As an ordinary member of the (UK) Libertarian Party, I have watched the internal car crash of the last month with puzzlement. I cannot pretend to be upset. I suppose this is because I have not really invested in the Party, either financially, emotionally or temporally.
I have attended the meetings of the London/South East section a number of times, and met a lot of good people, and I have seen these as mainly social events, where libertarians can get to know each other, share ideas, make connections etc., and start building something which could be called without exaggeration a movement.
The party debacle will be known (I guess) to most readers here. It involves allegations against the erstwhile leader. It involves the internal investigation of those allegations, and how the party leadership has handled the matter, and it also brings into sharp focus what the party has been doing (or not, as the case may be) since it was formed four years ago.
I do not know the people involved, neither the leader (now ex), the accuser, nor the chairman who has now released a report of his investigation. I am in the position of many ordinary members, in that all I have been able to do since the storm broke is scratch my head and wonder.
Other than an incredibly witty post lampooning the story, I have thrown a few comments the way of the leadership via the party's blog. One in particular called on the National Committee to hold a Special General Meeting. This now, according to the chairman's report is going to be done, but when I raised it a few weeks ago, the response from the chairman was (to paraphrase); 'shut up, peasant'.
Meanwhile across the libertarian bloggersphere, members are announcing they're quitting the party, ex-members (which outnumber the members) are declaring that their decision has been vindicated, and anti-libertarians are enjoying the schadenfreude. With regard to the latter, fair enough. With regard to the members and ex-members, I have to wonder why they joined in the first place. If you have a group of people, and 80% say they're leaving (or have left) because the group isn't doing what they think it should, it doesn't take a mathematician to work out an alternative, that being the 80% stick around and drive the agenda in the direction they favour.
As for the now ex-leader, what little grace he had was blown by his refusal to defend himself, and his inability to separate his private business matters from leading the party. I have no knowledge of the rights and wrongs of his on-going war with BIS, and I don't see why I should have to know.
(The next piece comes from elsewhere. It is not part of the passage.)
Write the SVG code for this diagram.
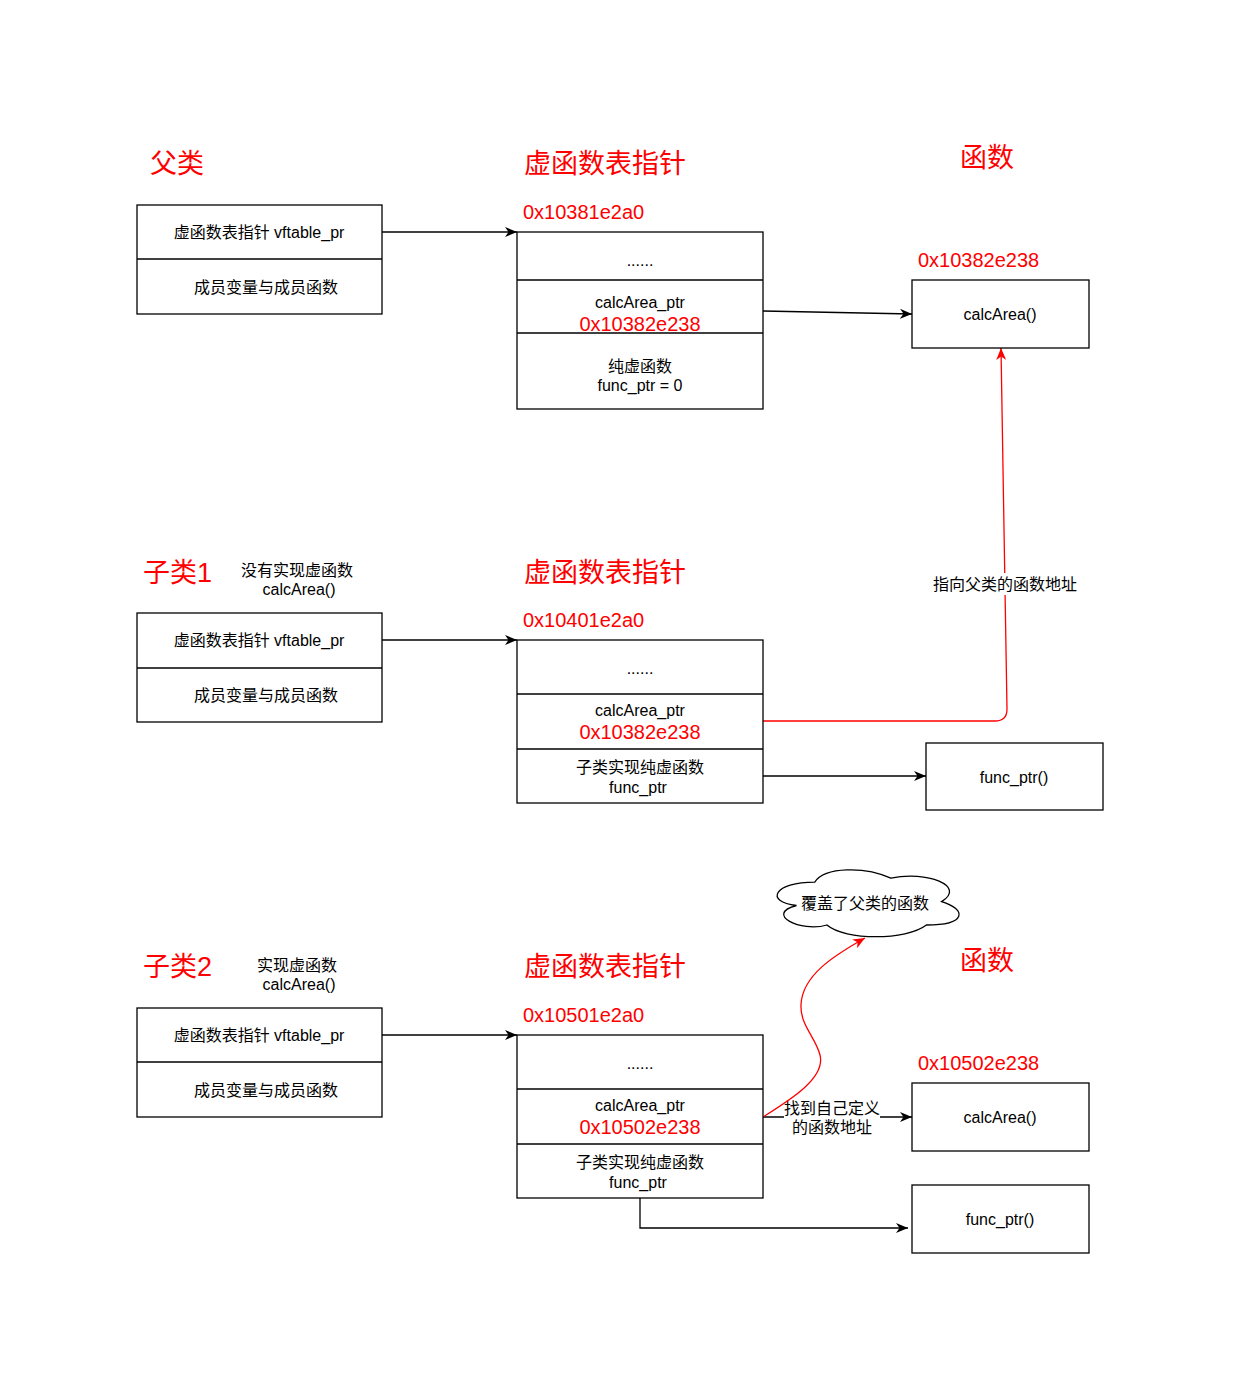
<svg xmlns="http://www.w3.org/2000/svg" width="1240" height="1390" viewBox="0 0 1240 1390">
<style>
text { font-family: "Liberation Sans", "Noto Sans CJK SC", sans-serif; }
.t { font-size: 16px; fill: #000; text-anchor: middle; }
.title { font-size: 27px; fill: #FF0000; }
.addr { font-size: 20px; fill: #FF0000; }
.addrc { font-size: 20px; fill: #FF0000; text-anchor: middle; }
.box { fill: #fff; stroke: #000; stroke-width: 1.3; }
.div { stroke: #000; stroke-width: 1.3; }
.ln { fill: none; stroke: #000; stroke-width: 1.3; }
.rl { fill: none; stroke: #FF0000; stroke-width: 1.3; }
</style>
<defs>
<marker id="ab" markerUnits="userSpaceOnUse" markerWidth="12" markerHeight="10" viewBox="0 0 12 10" refX="12" refY="5" orient="auto">
<path d="M0,0 L12,5 L0,10 L3.5,5 z" fill="#000"/>
</marker>
<marker id="ar" markerUnits="userSpaceOnUse" markerWidth="12" markerHeight="10" viewBox="0 0 12 10" refX="12" refY="5" orient="auto">
<path d="M0,0 L12,5 L0,10 L3.5,5 z" fill="#FF0000"/>
</marker>
</defs>
<rect width="1240" height="1390" fill="#fff"/>

<g id="labels">
<text class="title" x="150" y="173">父类</text>
<text class="title" x="524" y="173">虚函数表指针</text>
<text class="title" x="960" y="167">函数</text>
<text class="addr" x="523" y="219">0x10381e2a0</text>
<text class="addr" x="918" y="267">0x10382e238</text>

<text class="title" x="143" y="582">子类1</text>
<text class="t" x="297" y="576">没有实现虚函数</text>
<text class="t" x="299" y="595">calcArea()</text>
<text class="title" x="524" y="582">虚函数表指针</text>
<text class="addr" x="523" y="627">0x10401e2a0</text>

<text class="title" x="143" y="976">子类2</text>
<text class="t" x="297" y="971">实现虚函数</text>
<text class="t" x="299" y="990">calcArea()</text>
<text class="title" x="524" y="976">虚函数表指针</text>
<text class="title" x="960" y="970">函数</text>
<text class="addr" x="523" y="1022">0x10501e2a0</text>
<text class="addr" x="918" y="1070">0x10502e238</text>
</g>

<g id="connectors">
<line class="ln" x1="382" y1="232" x2="517" y2="232" marker-end="url(#ab)"/>
<line class="ln" x1="763" y1="311" x2="912" y2="314" marker-end="url(#ab)"/>
<line class="ln" x1="382" y1="640" x2="517" y2="640" marker-end="url(#ab)"/>
<line class="ln" x1="763" y1="776" x2="926" y2="776" marker-end="url(#ab)"/>
<path class="rl" d="M763,721 L995,721 Q1007,721 1007,709 L1001,348" marker-end="url(#ar)"/>
<rect x="931" y="573" width="148" height="22" fill="#fff"/>
<text class="t" x="1005" y="590">指向父类的函数地址</text>
<line class="ln" x1="382" y1="1035" x2="517" y2="1035" marker-end="url(#ab)"/>
<line class="ln" x1="763" y1="1117" x2="912" y2="1117" marker-end="url(#ab)"/>
<rect x="784" y="1098" width="96" height="38" fill="#fff"/>
<text class="t" x="832" y="1114">找到自己定义</text>
<text class="t" x="832" y="1133">的函数地址</text>
<path class="ln" d="M640,1198 L640,1228 L908,1228" marker-end="url(#ab)"/>
<path class="rl" d="M763,1117 C790,1100 826,1078 820,1055 C816,1038 800,1025 801,1005 C802,975 835,955 865,938" marker-end="url(#ar)"/>
</g>

<g id="parent-obj">
<rect class="box" x="137" y="205" width="245" height="109"/>
<line class="div" x1="137" y1="259" x2="382" y2="259"/>
<text class="t" x="259" y="238">虚函数表指针 vftable_pr</text>
<text class="t" x="266" y="293">成员变量与成员函数</text>
</g>
<g id="parent-vtable">
<rect class="box" x="517" y="232" width="246" height="177"/>
<line class="div" x1="517" y1="280" x2="763" y2="280"/>
<line class="div" x1="517" y1="333" x2="763" y2="333"/>
<text class="t" x="640" y="266">......</text>
<text class="t" x="640" y="308">calcArea_ptr</text>
<text class="addrc" x="640" y="331">0x10382e238</text>
<text class="t" x="640" y="372">纯虚函数</text>
<text class="t" x="640" y="391">func_ptr = 0</text>
</g>
<g id="parent-calcArea">
<rect class="box" x="912" y="280" width="177" height="68"/>
<text class="t" x="1000" y="320">calcArea()</text>
</g>

<g id="child1-obj">
<rect class="box" x="137" y="613" width="245" height="109"/>
<line class="div" x1="137" y1="668" x2="382" y2="668"/>
<text class="t" x="259" y="646">虚函数表指针 vftable_pr</text>
<text class="t" x="266" y="701">成员变量与成员函数</text>
</g>
<g id="child1-vtable">
<rect class="box" x="517" y="640" width="246" height="163"/>
<line class="div" x1="517" y1="694" x2="763" y2="694"/>
<line class="div" x1="517" y1="749" x2="763" y2="749"/>
<text class="t" x="640" y="674">......</text>
<text class="t" x="640" y="716">calcArea_ptr</text>
<text class="addrc" x="640" y="739">0x10382e238</text>
<text class="t" x="640" y="773">子类实现纯虚函数</text>
<text class="t" x="638" y="793">func_ptr</text>
</g>
<g id="child1-func">
<rect class="box" x="926" y="743" width="177" height="67"/>
<text class="t" x="1014" y="783">func_ptr()</text>
</g>

<g id="cloud">
<path class="box" vector-effect="non-scaling-stroke" transform="matrix(1.1033,0,0,1.2,-92.16,-183.8)" d="M822,888.25 C785.2,888.25 776,904.5 805.44,907.75 C776,914.9 809.12,930.5 833.04,924 C849.6,937 904.8,937 923.2,924 C960,924 960,911 937,904.5 C960,891.5 923.2,878.5 891,885 C868,875.25 831.2,875.25 822,888.25 Z"/>
<text class="t" x="865" y="909">覆盖了父类的函数</text>
</g>
<g id="child2-obj">
<rect class="box" x="137" y="1008" width="245" height="109"/>
<line class="div" x1="137" y1="1062" x2="382" y2="1062"/>
<text class="t" x="259" y="1041">虚函数表指针 vftable_pr</text>
<text class="t" x="266" y="1096">成员变量与成员函数</text>
</g>
<g id="child2-vtable">
<rect class="box" x="517" y="1035" width="246" height="163"/>
<line class="div" x1="517" y1="1089" x2="763" y2="1089"/>
<line class="div" x1="517" y1="1144" x2="763" y2="1144"/>
<text class="t" x="640" y="1069">......</text>
<text class="t" x="640" y="1111">calcArea_ptr</text>
<text class="addrc" x="640" y="1134">0x10502e238</text>
<text class="t" x="640" y="1168">子类实现纯虚函数</text>
<text class="t" x="638" y="1188">func_ptr</text>
</g>
<g id="child2-calcArea">
<rect class="box" x="912" y="1083" width="177" height="68"/>
<text class="t" x="1000" y="1123">calcArea()</text>
</g>
<g id="child2-func">
<rect class="box" x="912" y="1185" width="177" height="68"/>
<text class="t" x="1000" y="1225">func_ptr()</text>
</g>
</svg>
It strikes me as straightforward that he should not have become leader whilst these matters were still in dispute, but he stood unopposed for the leader's position, so the real problem is a lack of alternative leaders. In actual fact, it was his proposed agenda, put forward when he was seeking the position, and my desire to oppose it, which led me to join the party in the first place. Central to this was the idea of changing the party name, and making the adoption of a Swiss-style constitution the central plank of party policy. Happily this was voted down without my assistance - I turned up late to the AGM and missed the vote. Nevertheless I was disappointed that there was nobody contesting the party leadership against a man whose first proposed act was to abolish the Libertarian Party and create something called the Libertarian and Constitutional Party in its place.
Turning to the accuser, blogger Anna Raccoon, I know little of her. I find her blog sometimes interesting, but something about it puts me off. I think it is the commenters, who seem engaged in some kind of group-hug, and all fiercely loyal to the author, perhaps because they associate her with the cuddly image of the raccoon on the masthead or perhaps because they know her on a more personal level. In any case, it's a club I'm not a member of. Maybe she's done a service to the party, or maybe she's helped kill the party dead. Either way, from what she's written, she sees the party as the handful of people, including the ex-leader, with whom she's had dealings, and whatever the misdeads of the ex-leader, I don't consider myself, as a party member, to be guilty. If Andrew Withers didn't wipe the seat after mis-aiming, that doesn't mean the Libertarian Party pissed all over her toilet. As with the fair-weather members noted above, if she disagreed with the direction of the Party, or lack therof, she could have, as a member decided to do something about it. Of course I understand if someone has been involved and come away totally disillusioned, that person could quite rationally decide to wash their hands of the whole business, but most members and ex-members are not in this situation. Rather they've been waiting for something to happen, instead of making something happen.
So, in summary, I am still a member of the Libertarian Party and will be for at least as long as my annual membership lasts, or until I come to the conclusion that there really is no point in remaining. The present crisis has two possible conclusions.
One; complete implosion.
Two; the party members come together, remember what it was that they originally wanted to do, elect new, untarnished, unjaded members to the leadership and put in place a course of action that takes the party forward.
The Special General Meeting will reveal which way the Party wants to go.